# [Stated exercise]
Copy everything in the listing below word for word, apart from any images.

# [Data extract]
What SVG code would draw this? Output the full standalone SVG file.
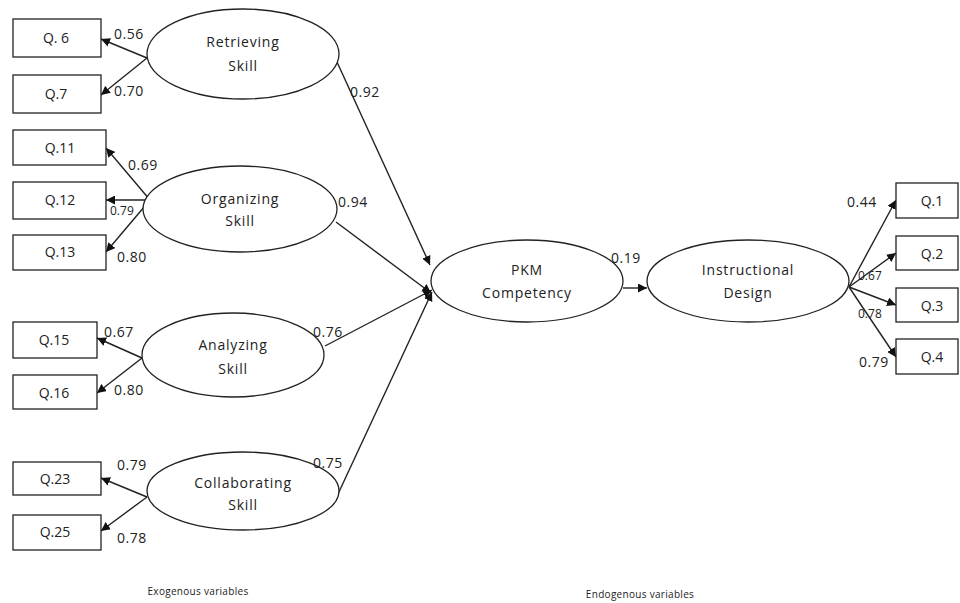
<svg xmlns="http://www.w3.org/2000/svg" width="960" height="603" viewBox="0 0 960 603">
<defs>
<style>
text{font-family:"Open Sans","Liberation Sans",sans-serif;fill:#222}
.t{font-size:14px;letter-spacing:0.8px;text-anchor:middle}
.b{font-size:14px;text-anchor:middle}
.n{font-size:14px;letter-spacing:0.5px}
.s{font-size:12px}
.f{font-size:10px;letter-spacing:0.3px;text-anchor:middle}
rect{fill:#fff;stroke:#222;stroke-width:1.3}
ellipse{fill:#fff;stroke:#222;stroke-width:1.3}
line{stroke:#222;stroke-width:1.4;marker-end:url(#ah)}
</style>
<marker id="ah" viewBox="0 0 10 10" refX="10" refY="5" markerWidth="9" markerHeight="9" markerUnits="userSpaceOnUse" orient="auto">
<path d="M0,0 L10,5 L0,10 z" fill="#111"/>
</marker>
</defs>
<rect width="960" height="603" fill="#fff" style="stroke:none"/>
<g id="connectors">
<line x1="147" y1="58" x2="101" y2="39"/>
<line x1="147" y1="58" x2="101" y2="95"/>
<line x1="150" y1="200" x2="106" y2="148"/>
<line x1="150" y1="200" x2="106" y2="200"/>
<line x1="150" y1="200" x2="106" y2="252"/>
<line x1="142" y1="358" x2="97" y2="338"/>
<line x1="142" y1="358" x2="97" y2="393"/>
<line x1="147" y1="497" x2="101" y2="478"/>
<line x1="147" y1="497" x2="101" y2="531"/>
<line x1="337" y1="62" x2="430" y2="265"/>
<line x1="336" y1="222" x2="431" y2="293"/>
<line x1="325" y1="346" x2="432" y2="290"/>
<line x1="338" y1="494" x2="432" y2="292"/>
<line x1="623" y1="288" x2="647" y2="288"/>
<line x1="849" y1="287" x2="896" y2="200"/>
<line x1="849" y1="287" x2="896" y2="253"/>
<line x1="849" y1="287" x2="896" y2="305"/>
<line x1="849" y1="287" x2="896" y2="357"/>
</g>
<g id="q6"><rect x="13" y="19" width="88" height="38"/><text class="b" x="56" y="43">Q. 6</text></g>
<g id="q7"><rect x="13" y="75" width="88" height="38"/><text class="b" x="56" y="99">Q.7</text></g>
<g id="q11"><rect x="13" y="130" width="93" height="35"/><text class="b" x="60" y="153">Q.11</text></g>
<g id="q12"><rect x="13" y="182" width="93" height="37"/><text class="b" x="60" y="205">Q.12</text></g>
<g id="q13"><rect x="13" y="235" width="93" height="35"/><text class="b" x="60" y="257">Q.13</text></g>
<g id="q15"><rect x="13" y="322" width="84" height="36"/><text class="b" x="54" y="345">Q.15</text></g>
<g id="q16"><rect x="13" y="375" width="84" height="34"/><text class="b" x="54" y="398">Q.16</text></g>
<g id="q23"><rect x="13" y="462" width="88" height="33"/><text class="b" x="55" y="484">Q.23</text></g>
<g id="q25"><rect x="13" y="515" width="88" height="35"/><text class="b" x="55" y="537">Q.25</text></g>
<g id="q1"><rect x="896" y="183" width="62" height="35"/><text class="b" x="932" y="206">Q.1</text></g>
<g id="q2"><rect x="896" y="236" width="62" height="34"/><text class="b" x="932" y="259">Q.2</text></g>
<g id="q3"><rect x="896" y="288" width="62" height="34"/><text class="b" x="932" y="311">Q.3</text></g>
<g id="q4"><rect x="896" y="339" width="62" height="35"/><text class="b" x="932" y="362">Q.4</text></g>
<g id="retrieving"><ellipse cx="243" cy="54" rx="96" ry="45"/><text class="t" x="243" y="47">Retrieving</text><text class="t" x="243" y="71">Skill</text></g>
<g id="organizing"><ellipse cx="240" cy="209" rx="97" ry="43"/><text class="t" x="240" y="204">Organizing</text><text class="t" x="240" y="226">Skill</text></g>
<g id="analyzing"><ellipse cx="233" cy="355" rx="91" ry="42"/><text class="t" x="233" y="350">Analyzing</text><text class="t" x="233" y="374">Skill</text></g>
<g id="collaborating"><ellipse cx="243" cy="491" rx="96" ry="39"/><text class="t" x="243" y="488">Collaborating</text><text class="t" x="243" y="510">Skill</text></g>
<g id="pkm"><ellipse cx="527" cy="281" rx="96" ry="41"/><text class="t" x="527" y="275">PKM</text><text class="t" x="527" y="298">Competency</text></g>
<g id="instructional"><ellipse cx="748" cy="281" rx="101" ry="41"/><text class="t" x="748" y="275">Instructional</text><text class="t" x="748" y="298">Design</text></g>
<g id="labels">
<text class="n" x="114" y="39">0.56</text>
<text class="n" x="114" y="96">0.70</text>
<text class="n" x="128" y="170">0.69</text>
<text class="s" x="110" y="215">0.79</text>
<text class="n" x="117" y="262">0.80</text>
<text class="n" x="104" y="337">0.67</text>
<text class="n" x="114" y="395">0.80</text>
<text class="n" x="117" y="470">0.79</text>
<text class="n" x="117" y="543">0.78</text>
<text class="n" x="350" y="97">0.92</text>
<text class="n" x="338" y="207">0.94</text>
<text class="n" x="313" y="337">0.76</text>
<text class="n" x="313" y="468">0.75</text>
<text class="n" x="611" y="263">0.19</text>
<text class="n" x="847" y="207">0.44</text>
<text class="s" x="858" y="280">0.67</text>
<text class="s" x="858" y="318">0.78</text>
<text class="n" x="859" y="367">0.79</text>
<text class="f" x="198" y="595">Exogenous variables</text>
<text class="f" x="640" y="598">Endogenous variables</text>
</g>
</svg>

# [Solved problem]
What SVG code would draw this? Output the full standalone SVG file.
<svg xmlns="http://www.w3.org/2000/svg" width="960" height="603" viewBox="0 0 960 603">
<defs>
<style>
text{font-family:"Open Sans","Liberation Sans",sans-serif;fill:#222}
.t{font-size:14px;letter-spacing:0.8px;text-anchor:middle}
.b{font-size:14px;text-anchor:middle}
.n{font-size:14px;letter-spacing:0.5px}
.s{font-size:12px}
.f{font-size:10px;letter-spacing:0.3px;text-anchor:middle}
rect{fill:#fff;stroke:#222;stroke-width:1.3}
ellipse{fill:#fff;stroke:#222;stroke-width:1.3}
line{stroke:#222;stroke-width:1.4;marker-end:url(#ah)}
</style>
<marker id="ah" viewBox="0 0 10 10" refX="10" refY="5" markerWidth="9" markerHeight="9" markerUnits="userSpaceOnUse" orient="auto">
<path d="M0,0 L10,5 L0,10 z" fill="#111"/>
</marker>
</defs>
<rect width="960" height="603" fill="#fff" style="stroke:none"/>
<g id="connectors">
<line x1="147" y1="58" x2="101" y2="39"/>
<line x1="147" y1="58" x2="101" y2="95"/>
<line x1="150" y1="200" x2="106" y2="148"/>
<line x1="150" y1="200" x2="106" y2="200"/>
<line x1="150" y1="200" x2="106" y2="252"/>
<line x1="142" y1="358" x2="97" y2="338"/>
<line x1="142" y1="358" x2="97" y2="393"/>
<line x1="147" y1="497" x2="101" y2="478"/>
<line x1="147" y1="497" x2="101" y2="531"/>
<line x1="337" y1="62" x2="430" y2="265"/>
<line x1="336" y1="222" x2="431" y2="293"/>
<line x1="325" y1="346" x2="432" y2="290"/>
<line x1="338" y1="494" x2="432" y2="292"/>
<line x1="623" y1="288" x2="647" y2="288"/>
<line x1="849" y1="287" x2="896" y2="200"/>
<line x1="849" y1="287" x2="896" y2="253"/>
<line x1="849" y1="287" x2="896" y2="305"/>
<line x1="849" y1="287" x2="896" y2="357"/>
</g>
<g id="q6"><rect x="13" y="19" width="88" height="38"/><text class="b" x="56" y="43">Q. 6</text></g>
<g id="q7"><rect x="13" y="75" width="88" height="38"/><text class="b" x="56" y="99">Q.7</text></g>
<g id="q11"><rect x="13" y="130" width="93" height="35"/><text class="b" x="60" y="153">Q.11</text></g>
<g id="q12"><rect x="13" y="182" width="93" height="37"/><text class="b" x="60" y="205">Q.12</text></g>
<g id="q13"><rect x="13" y="235" width="93" height="35"/><text class="b" x="60" y="257">Q.13</text></g>
<g id="q15"><rect x="13" y="322" width="84" height="36"/><text class="b" x="54" y="345">Q.15</text></g>
<g id="q16"><rect x="13" y="375" width="84" height="34"/><text class="b" x="54" y="398">Q.16</text></g>
<g id="q23"><rect x="13" y="462" width="88" height="33"/><text class="b" x="55" y="484">Q.23</text></g>
<g id="q25"><rect x="13" y="515" width="88" height="35"/><text class="b" x="55" y="537">Q.25</text></g>
<g id="q1"><rect x="896" y="183" width="62" height="35"/><text class="b" x="932" y="206">Q.1</text></g>
<g id="q2"><rect x="896" y="236" width="62" height="34"/><text class="b" x="932" y="259">Q.2</text></g>
<g id="q3"><rect x="896" y="288" width="62" height="34"/><text class="b" x="932" y="311">Q.3</text></g>
<g id="q4"><rect x="896" y="339" width="62" height="35"/><text class="b" x="932" y="362">Q.4</text></g>
<g id="retrieving"><ellipse cx="243" cy="54" rx="96" ry="45"/><text class="t" x="243" y="47">Retrieving</text><text class="t" x="243" y="71">Skill</text></g>
<g id="organizing"><ellipse cx="240" cy="209" rx="97" ry="43"/><text class="t" x="240" y="204">Organizing</text><text class="t" x="240" y="226">Skill</text></g>
<g id="analyzing"><ellipse cx="233" cy="355" rx="91" ry="42"/><text class="t" x="233" y="350">Analyzing</text><text class="t" x="233" y="374">Skill</text></g>
<g id="collaborating"><ellipse cx="243" cy="491" rx="96" ry="39"/><text class="t" x="243" y="488">Collaborating</text><text class="t" x="243" y="510">Skill</text></g>
<g id="pkm"><ellipse cx="527" cy="281" rx="96" ry="41"/><text class="t" x="527" y="275">PKM</text><text class="t" x="527" y="298">Competency</text></g>
<g id="instructional"><ellipse cx="748" cy="281" rx="101" ry="41"/><text class="t" x="748" y="275">Instructional</text><text class="t" x="748" y="298">Design</text></g>
<g id="labels">
<text class="n" x="114" y="39">0.56</text>
<text class="n" x="114" y="96">0.70</text>
<text class="n" x="128" y="170">0.69</text>
<text class="s" x="110" y="215">0.79</text>
<text class="n" x="117" y="262">0.80</text>
<text class="n" x="104" y="337">0.67</text>
<text class="n" x="114" y="395">0.80</text>
<text class="n" x="117" y="470">0.79</text>
<text class="n" x="117" y="543">0.78</text>
<text class="n" x="350" y="97">0.92</text>
<text class="n" x="338" y="207">0.94</text>
<text class="n" x="313" y="337">0.76</text>
<text class="n" x="313" y="468">0.75</text>
<text class="n" x="611" y="263">0.19</text>
<text class="n" x="847" y="207">0.44</text>
<text class="s" x="858" y="280">0.67</text>
<text class="s" x="858" y="318">0.78</text>
<text class="n" x="859" y="367">0.79</text>
<text class="f" x="198" y="595">Exogenous variables</text>
<text class="f" x="640" y="598">Endogenous variables</text>
</g>
</svg>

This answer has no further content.